Buckshoal Farm is a property along with a historic home located near Omega, Halifax County, Virginia. The earliest section was built in the early-19th century, and is the two-story pitched-roof log section of the main residence. The larger two-story, pitched-roof section of the house with its ridge perpendicular to the older section was added in 1841. It features a porch that is configured to follows the shape of the ell and bay of the front of the house. The third two-story addition dates to circa 1910. Also on the property are the contributing log smoke house, well-house and a frame shed. Buckshoal Farm was the birthplace and favorite retreat of Governor William M. Tuck.
Oakley Hill is a historic plantation house located near Mechanicsville, Hanover County, Virginia. It was built about 1839 and expanded in the 1850s. It is a two-story, frame I-house dwelling in the Greek Revival style. On the rear of the house is a 1910 one-story ell. The house sits on a brick foundation, has a standing seam metal low gable roof, and interior end chimneys. The front facade features a one-story front porch with four Tuscan order columns and a Tuscan entablature. Also on the property are a contributing smokehouse and servants' house.
Grassdale Farm is a historic home located at Spencer, Henry County, Virginia. It was built about 1860, and is a two-story, center-passage-plan frame dwelling with Greek Revival and Greek Revival style influences. Two-story ells have been added to the rear of the main section, creating an overall "U" form. Also on the property are a variety of contributing buildings and outbuildings including a kitchen, smokehouse, cook's house, log dwelling, and office / caretaker's house dated to the 19th century; and a garage, playhouse, poultry house, two barns, greenhouse, Mack Watkin's House, granary and corn crib, and Spencer Store and Post Office dated to the 1940s-1950s. Grassdale Farm was once owned by Thomas Jefferson Penn, who built Chinqua-Penn Plantation outside Reidsville, North Carolina, where the Penn tobacco-manufacturing interests were located.
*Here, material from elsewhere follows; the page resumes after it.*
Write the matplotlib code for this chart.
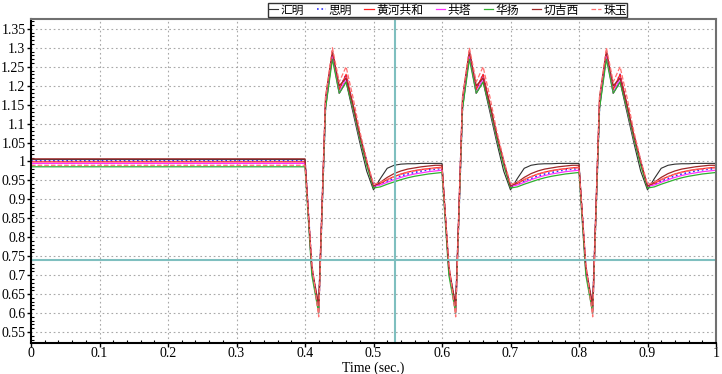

Vaucluse is a historic plantation house located near Bridgetown, Northampton County, Virginia. It is a complex, two-story, ell-shaped brick and frame structure with a gable roof. Attached to the house is a 1+1⁄2-story quarter kitchen with brick ends. The brickended section of the house was built about 1784, with the addition to the house added in 1829. The annex connecting the house with the old kitchen was probably added in 1889. It was the home of Secretary of State Abel P. Upshur (1790–1844) who died in the USS Princeton disaster of 1844. His brother U.S. Navy Commander George P. Upshur (1799–1852), owned nearby Caserta from 1836 to 1847.
Berry Hill is a historic home and farm complex located near Danville, Pittsylvania County, Virginia, United States. The main house was built in several sections during the 19th and early 20th centuries, taking its present form about 1910. The original section of the main house consists of a two-story, three-bay structure connected by a hyphen to a 1+1⁄2-story wing set perpendicular to the main block. Connected by a hyphen is a one-story, single-cell wing probably built in the 1840s. Enveloping the front wall and the hyphen of the original house is a large, two-story structure built about 1910 with a shallow gambrel roof with bell-cast eaves. Located on the property are a large assemblage of contributing outbuildings including the former kitchen/laundry, the "lumber shed," the smokehouse, the dairy, a small gable-roofed log cabin, a chicken house, a log slave house, log corn crib, and a log stable.
A. P. Carter Homeplace is a historic home located at Maces Spring, Scott County, Virginia. It is a small, one-story, half-dovetailed log cabin, with a single room on the first floor and loft above. The house is most notable for its association with a traditional American folk music group that recorded between 1927 and 1956. It is the birthplace of Alvin Pleasant "A.P." Delaney Carter (1891–1960) of the Carter Family.
Snapp House, also known as Wildflower Farm, is a historic home located near Fishers Hill, Shenandoah County, Virginia. It was built about 1790, and is a two-story Continental log dwelling sheathed in weatherboard. It sits on a limestone basement and has a two-story, rubble limestone rear ell with a central chimney. A small frame structure connects the log section to the rear ell. Also on the property is the contributing site of a spring house.
Stirling, also known as Stirling Plantation, is a historic plantation house located near Massaponax, Spotsylvania County, Virginia. It was built between 1858 and 1860, and is a 2+1⁄2-story, five-bay, brick Greek Revival and Federal dwelling. It measures 56 feet by 36 feet, and has a hipped roof and four interior end chimneys. It sits on a raised basement and features entrance porches added about 1912. Also on the property are the contributing kitchen dependency, smokehouse, family cemetery, and the undisturbed archaeological sites of a weaving house and three slave cabins.
Bauserman Farm, also known as Kagey-Bauserman Farm, is a historic farmstead located near Mount Jackson, Shenandoah County, Virginia. The main house was built about 1860, and is a two-story, three-bay, gable-roofed, balloon-framed “I-house.” It has an integral rear ell, wide front porch and handsome late-Victorian scroll-sawn wood decoration. Also on the property are the contributing chicken house, a privy, a two-story summer kitchen, a frame granary, a large bank barn, a chicken house, the foundation of the former circular icehouse and the foundation of a former one-room log cabin.
Bowyer-Holladay House, also known as the Lewis Holladay House, is a historic archaeological site located near Fincastle, Botetourt County, Virginia. The site is located in The Botetourt Center at Greenfield industrial park. The site consists of the ruins of an Early Republic/Federal Style two-story brick house with a limestone lined cellar in a rear-centered ell configuration. The house was part of the plantation complex commonly referred to as the "Holladay Place." In addition to the ruins of the main house, a log structure with an early timber and modern frame addition survives 25 feet north of the bulkhead entrance to the limestone cellar.